The Importance of TRUEBench in the Digital World
As companies worldwide accelerate the adoption of large language models to enhance their operations, challenges have emerged in accurately measuring their effectiveness. Many current standards focus on academic or general knowledge tests, often limited to English and simple question-and-answer formats. This has created a gap, leaving companies without a reliable method to evaluate AI model performance in complex, multilingual, and context-rich business tasks.
This is where TRUEBench comes in, offering a comprehensive set of metrics that evaluate language models based on scenarios and tasks directly relevant to real-world work environments. These standards are based on Samsung’s extensive internal use of AI models, ensuring that the evaluation criteria are built on actual business needs.
How TRUEBench Works
The framework assesses common organizational functions such as content creation, data analysis, summarizing lengthy documents, and translating materials. These functions are divided into 10 main categories and 46 subcategories, providing a detailed view of AI productivity capabilities.

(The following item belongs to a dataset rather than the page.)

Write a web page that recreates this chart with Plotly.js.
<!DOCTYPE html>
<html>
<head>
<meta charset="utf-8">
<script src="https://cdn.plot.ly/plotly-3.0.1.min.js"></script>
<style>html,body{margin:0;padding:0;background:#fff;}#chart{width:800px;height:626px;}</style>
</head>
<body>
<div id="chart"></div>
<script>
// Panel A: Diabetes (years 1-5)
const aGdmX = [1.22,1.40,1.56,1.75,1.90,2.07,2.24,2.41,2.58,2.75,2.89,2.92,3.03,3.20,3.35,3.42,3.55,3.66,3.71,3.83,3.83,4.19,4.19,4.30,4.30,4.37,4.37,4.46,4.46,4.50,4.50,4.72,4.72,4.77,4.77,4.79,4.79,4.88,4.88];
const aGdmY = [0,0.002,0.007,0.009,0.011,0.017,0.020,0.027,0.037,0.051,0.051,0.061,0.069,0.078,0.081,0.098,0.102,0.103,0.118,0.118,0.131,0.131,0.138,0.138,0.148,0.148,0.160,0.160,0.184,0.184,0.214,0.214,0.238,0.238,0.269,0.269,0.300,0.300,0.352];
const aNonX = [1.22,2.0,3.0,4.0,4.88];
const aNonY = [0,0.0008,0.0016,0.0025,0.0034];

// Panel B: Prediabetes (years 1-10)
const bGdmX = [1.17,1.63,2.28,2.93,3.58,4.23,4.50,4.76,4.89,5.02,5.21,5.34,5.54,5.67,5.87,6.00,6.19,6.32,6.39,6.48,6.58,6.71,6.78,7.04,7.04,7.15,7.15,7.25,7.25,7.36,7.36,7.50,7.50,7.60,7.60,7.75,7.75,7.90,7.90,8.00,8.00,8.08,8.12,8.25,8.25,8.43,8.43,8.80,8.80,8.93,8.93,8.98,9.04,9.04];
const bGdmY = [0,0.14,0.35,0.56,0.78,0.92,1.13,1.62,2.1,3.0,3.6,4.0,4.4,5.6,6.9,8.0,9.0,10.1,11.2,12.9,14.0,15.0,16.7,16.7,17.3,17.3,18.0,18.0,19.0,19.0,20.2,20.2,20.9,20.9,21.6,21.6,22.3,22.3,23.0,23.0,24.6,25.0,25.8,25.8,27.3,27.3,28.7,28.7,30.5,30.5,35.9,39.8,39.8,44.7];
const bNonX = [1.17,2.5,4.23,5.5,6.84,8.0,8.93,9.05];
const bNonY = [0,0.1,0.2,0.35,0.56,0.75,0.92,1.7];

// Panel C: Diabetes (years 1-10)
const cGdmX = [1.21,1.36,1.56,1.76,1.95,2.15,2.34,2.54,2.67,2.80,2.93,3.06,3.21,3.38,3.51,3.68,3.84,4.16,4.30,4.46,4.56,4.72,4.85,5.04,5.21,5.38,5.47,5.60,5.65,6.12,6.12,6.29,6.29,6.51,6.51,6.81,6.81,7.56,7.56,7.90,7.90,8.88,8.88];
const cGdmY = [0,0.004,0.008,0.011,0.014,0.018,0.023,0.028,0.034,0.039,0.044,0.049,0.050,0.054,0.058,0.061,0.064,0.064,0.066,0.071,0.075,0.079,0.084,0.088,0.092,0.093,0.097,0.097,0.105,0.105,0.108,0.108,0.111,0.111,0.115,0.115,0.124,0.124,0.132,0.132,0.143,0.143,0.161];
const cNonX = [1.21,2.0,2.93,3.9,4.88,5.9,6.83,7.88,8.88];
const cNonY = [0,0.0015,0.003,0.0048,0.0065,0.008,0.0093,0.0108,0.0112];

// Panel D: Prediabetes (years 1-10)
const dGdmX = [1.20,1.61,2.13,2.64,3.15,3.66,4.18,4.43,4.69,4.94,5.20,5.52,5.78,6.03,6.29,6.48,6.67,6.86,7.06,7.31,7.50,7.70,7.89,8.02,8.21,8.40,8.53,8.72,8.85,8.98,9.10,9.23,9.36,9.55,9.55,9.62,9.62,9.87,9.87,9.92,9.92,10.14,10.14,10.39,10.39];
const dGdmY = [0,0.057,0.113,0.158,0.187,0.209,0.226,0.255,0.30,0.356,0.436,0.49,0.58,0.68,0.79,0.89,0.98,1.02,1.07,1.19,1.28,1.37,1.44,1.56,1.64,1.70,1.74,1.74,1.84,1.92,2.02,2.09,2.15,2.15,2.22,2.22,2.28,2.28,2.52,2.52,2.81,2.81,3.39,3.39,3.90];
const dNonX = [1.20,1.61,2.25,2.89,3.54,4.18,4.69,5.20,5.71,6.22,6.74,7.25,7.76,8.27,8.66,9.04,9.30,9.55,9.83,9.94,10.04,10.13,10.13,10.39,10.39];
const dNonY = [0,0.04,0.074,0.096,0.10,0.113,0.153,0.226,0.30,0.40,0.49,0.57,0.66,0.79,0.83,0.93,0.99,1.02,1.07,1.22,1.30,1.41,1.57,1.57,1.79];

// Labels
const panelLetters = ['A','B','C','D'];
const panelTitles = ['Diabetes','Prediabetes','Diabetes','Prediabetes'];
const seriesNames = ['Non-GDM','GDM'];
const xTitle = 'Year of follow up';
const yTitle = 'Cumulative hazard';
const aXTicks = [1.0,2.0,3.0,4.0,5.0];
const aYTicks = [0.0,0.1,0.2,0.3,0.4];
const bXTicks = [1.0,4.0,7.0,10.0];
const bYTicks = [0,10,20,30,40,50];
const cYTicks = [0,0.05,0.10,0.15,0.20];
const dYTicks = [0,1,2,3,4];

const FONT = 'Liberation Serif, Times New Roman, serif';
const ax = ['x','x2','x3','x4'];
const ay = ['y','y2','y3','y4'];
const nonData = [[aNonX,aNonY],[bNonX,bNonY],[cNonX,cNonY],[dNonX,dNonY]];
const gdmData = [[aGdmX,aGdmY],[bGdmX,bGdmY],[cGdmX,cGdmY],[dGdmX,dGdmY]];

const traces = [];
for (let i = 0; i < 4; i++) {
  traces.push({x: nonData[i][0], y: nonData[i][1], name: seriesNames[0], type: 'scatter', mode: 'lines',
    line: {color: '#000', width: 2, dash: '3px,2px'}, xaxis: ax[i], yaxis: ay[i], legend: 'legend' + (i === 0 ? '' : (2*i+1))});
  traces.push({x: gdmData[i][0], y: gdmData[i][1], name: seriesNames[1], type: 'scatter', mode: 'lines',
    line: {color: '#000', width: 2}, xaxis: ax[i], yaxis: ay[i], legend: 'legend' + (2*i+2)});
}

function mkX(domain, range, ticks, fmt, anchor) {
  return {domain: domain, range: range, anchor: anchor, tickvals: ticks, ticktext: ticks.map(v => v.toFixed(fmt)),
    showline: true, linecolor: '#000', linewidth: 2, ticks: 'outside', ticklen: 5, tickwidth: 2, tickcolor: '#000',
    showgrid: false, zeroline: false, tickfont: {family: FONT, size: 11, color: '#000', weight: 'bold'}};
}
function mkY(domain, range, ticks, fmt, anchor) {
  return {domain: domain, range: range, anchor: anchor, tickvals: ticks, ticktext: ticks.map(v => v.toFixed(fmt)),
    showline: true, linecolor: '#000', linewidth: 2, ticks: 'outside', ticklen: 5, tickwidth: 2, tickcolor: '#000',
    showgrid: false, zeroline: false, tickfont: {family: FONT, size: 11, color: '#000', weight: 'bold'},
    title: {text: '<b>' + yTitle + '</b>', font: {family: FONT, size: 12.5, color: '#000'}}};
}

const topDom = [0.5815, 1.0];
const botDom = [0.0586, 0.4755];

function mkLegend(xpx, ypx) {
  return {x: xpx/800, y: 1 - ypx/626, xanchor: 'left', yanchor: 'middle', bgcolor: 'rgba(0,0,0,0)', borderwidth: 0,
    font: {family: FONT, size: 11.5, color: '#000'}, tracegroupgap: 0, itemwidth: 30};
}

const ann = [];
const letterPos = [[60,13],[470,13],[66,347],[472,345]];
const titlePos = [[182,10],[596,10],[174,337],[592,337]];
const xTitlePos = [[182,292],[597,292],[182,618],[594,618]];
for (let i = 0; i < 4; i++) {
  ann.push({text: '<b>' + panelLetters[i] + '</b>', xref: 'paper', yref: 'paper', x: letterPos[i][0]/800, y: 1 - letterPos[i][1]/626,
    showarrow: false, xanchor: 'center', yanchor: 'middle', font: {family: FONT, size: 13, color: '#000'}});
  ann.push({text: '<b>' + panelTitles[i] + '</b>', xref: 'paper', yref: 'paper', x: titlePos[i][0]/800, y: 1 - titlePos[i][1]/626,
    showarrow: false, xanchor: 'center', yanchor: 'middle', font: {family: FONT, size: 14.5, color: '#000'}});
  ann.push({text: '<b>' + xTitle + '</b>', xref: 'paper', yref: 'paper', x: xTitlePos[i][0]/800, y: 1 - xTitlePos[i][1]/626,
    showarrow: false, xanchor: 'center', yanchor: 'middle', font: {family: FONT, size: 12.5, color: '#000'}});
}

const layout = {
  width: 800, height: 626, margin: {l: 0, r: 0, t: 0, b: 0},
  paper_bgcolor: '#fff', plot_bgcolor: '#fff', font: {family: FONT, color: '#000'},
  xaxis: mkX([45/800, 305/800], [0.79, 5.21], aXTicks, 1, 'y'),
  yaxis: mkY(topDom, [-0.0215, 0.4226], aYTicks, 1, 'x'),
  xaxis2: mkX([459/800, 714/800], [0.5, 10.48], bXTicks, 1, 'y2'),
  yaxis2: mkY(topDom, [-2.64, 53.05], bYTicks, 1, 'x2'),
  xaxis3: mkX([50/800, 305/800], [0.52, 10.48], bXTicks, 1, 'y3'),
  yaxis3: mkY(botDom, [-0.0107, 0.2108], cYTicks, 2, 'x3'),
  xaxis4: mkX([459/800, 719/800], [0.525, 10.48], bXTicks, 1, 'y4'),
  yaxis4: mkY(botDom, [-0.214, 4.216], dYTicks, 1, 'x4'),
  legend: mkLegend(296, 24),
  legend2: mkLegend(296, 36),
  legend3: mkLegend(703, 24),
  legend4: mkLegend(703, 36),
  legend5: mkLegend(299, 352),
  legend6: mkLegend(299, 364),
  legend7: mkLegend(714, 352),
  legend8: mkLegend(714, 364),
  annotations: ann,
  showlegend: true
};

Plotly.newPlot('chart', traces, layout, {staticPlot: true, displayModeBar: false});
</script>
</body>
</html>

TRUEBench relies on 2,485 diverse test sets covering 12 different languages and supporting cross-language scenarios. This multilingual approach is essential for global companies where information flows between different regions. The test materials themselves reflect the diversity of workplace demands, ranging from brief instructions containing only eight characters to complex document analyses exceeding 20,000 characters.
Human-AI Collaboration
To design productivity evaluation standards, Samsung developed a unique collaborative process between human experts and AI. Humans start by defining the evaluation criteria for a specific task. AI then reviews these criteria, looking for potential errors, internal inconsistencies, or unnecessary constraints that might not reflect realistic user expectations. Subsequently, human experts refine the criteria based on AI feedback.
This iterative loop ensures that the final standards are accurate and reflected in high-quality results. This system provides automated evaluation of large language models’ performance accurately and reliably.
Transparency and Global Adoption
To increase transparency and encourage broader adoption, Samsung has made TRUEBench data samples and leaderboards publicly available on the global open-source platform Hugging Face. This allows developers, researchers, and companies to compare the productivity performance of five different AI models simultaneously.
This system provides a comprehensive view of how different models compare in practical tasks. The published data also includes the average length of responses generated by AI, allowing for performance and efficiency comparisons at the same time.
Conclusion
With the launch of TRUEBench, Samsung is not only introducing a new tool but also aiming to change how AI performance is evaluated in the industry. By shifting standards from abstract knowledge to tangible productivity, Samsung’s benchmark can play a role in helping organizations make better decisions about which AI models to integrate into their workflows, bridging the gap between AI capabilities and proven value.